Online advertising

Can you estimate the effectiveness of online ads?

Greg Lipinski Patent Examiner at USPTO

February 25th, 2016

A mentee I'm advising is trying to figure out how much to spend on online ads. His product is a loyalty program in the food & beverage space. A quick google search reveals there are wildly different estimates about how many impressions ended up being clicked on (I'm thinking 2.5% for ads for this app), and even less information about how likely a click is going to lead to a sale. Anyone care to provide an estimates that won't be teared apart by investors?

Dimitry Rotstein Founder at Miranor

February 25th, 2016

There is no specific figure for conversion rates, if that's what you're talking about. I've run a few campaigns on social networks, and got CTR between 1/700 and 1/8, with visitor-to-client conversion from 1/100 to 1/3 (non-paying clients though). In general any conversion rate can be anywhere between 0 and 100%.
It highly depends on the product itself, the marketing message, targeting, platform, etc. The only way to know is to try - there is no real alternative to an experiment here. Fortunately, running a trial campaign is very easy and cheap these days. Also, you can increase conversion rates significantly, but that takes time, hard work, and creativity.
If, however, for some reason you need a number urgently, then assume a CTR of 1% and visitor-to-paying client of 1%. In my experience, that's a reasonable order of magnitude "guestimate". I think Facebook charges something like 20 cents for a 1% CTR, so that would be 20 dollars per paying customer. The average Life-Time-Value of such customer would probably have to be over 60 dollars to make the business model work.

Shobhit Verma

February 25th, 2016

For B2B it will be more about direct selling rather than digital marketing.
If you are going B2C, the leanest method to get these estimates is to just run a  campaign with a small budget ($200) and run on facebook/google. 
You will need a landing page, you will need the product description as well as a buy button. (The buy button doesn't have to work .. just take them to a 404 page not found page ). It is OK to disappoint potentially 10 future customers at the most, but you will get real data about real behaviors( For example if nobody ever clicks the buy button!! )

Algis Aukstuolis Advertising Professional | Digital Account Manager

February 25th, 2016

I would recommend setting aside some budget and running a test. There are a lot of variables that contribute to the cost per acquisition of a campaign (targeting strategy, landing page, vertical, etc), and you won't really have a good idea of what you can do unless you set a baseline. To set up this test, run some ads on any programmatic network (AdWords or BingAds is best for lead gen, but things like Facebook also work) and lead it to a landing page with a contact form. Make sure you have conversion tags set in place so that you can report on conversions for your campaign. Then when you pull a report you'll see your spend, and the number of form fills. Then based on that number and your closing rate after contacting a customer, you can arrive at a cost per acquisition baseline for your investors.

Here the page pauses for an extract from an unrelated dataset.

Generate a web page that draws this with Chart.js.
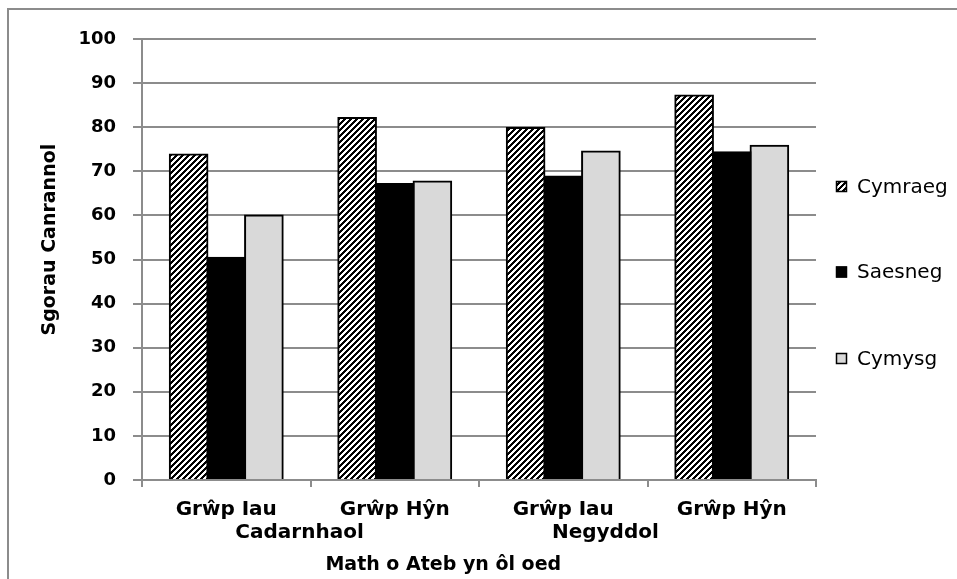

Roger Wu co-founder at cooperatize, native advertising platform

February 25th, 2016

this is the question of ad tech attribution.  would you say that the only ads that are worth buying are the ones that people click on?  (sometimes, by accident) or would you rather have an ad that makes someone say "Oh yeah!" and then read some reviews, and then lead to a purchase?  Unfortunately, if you are using a CTR for a financial model, it will get torn apart.  Rather, just have a straight line item "Advertising" and don't attribute it.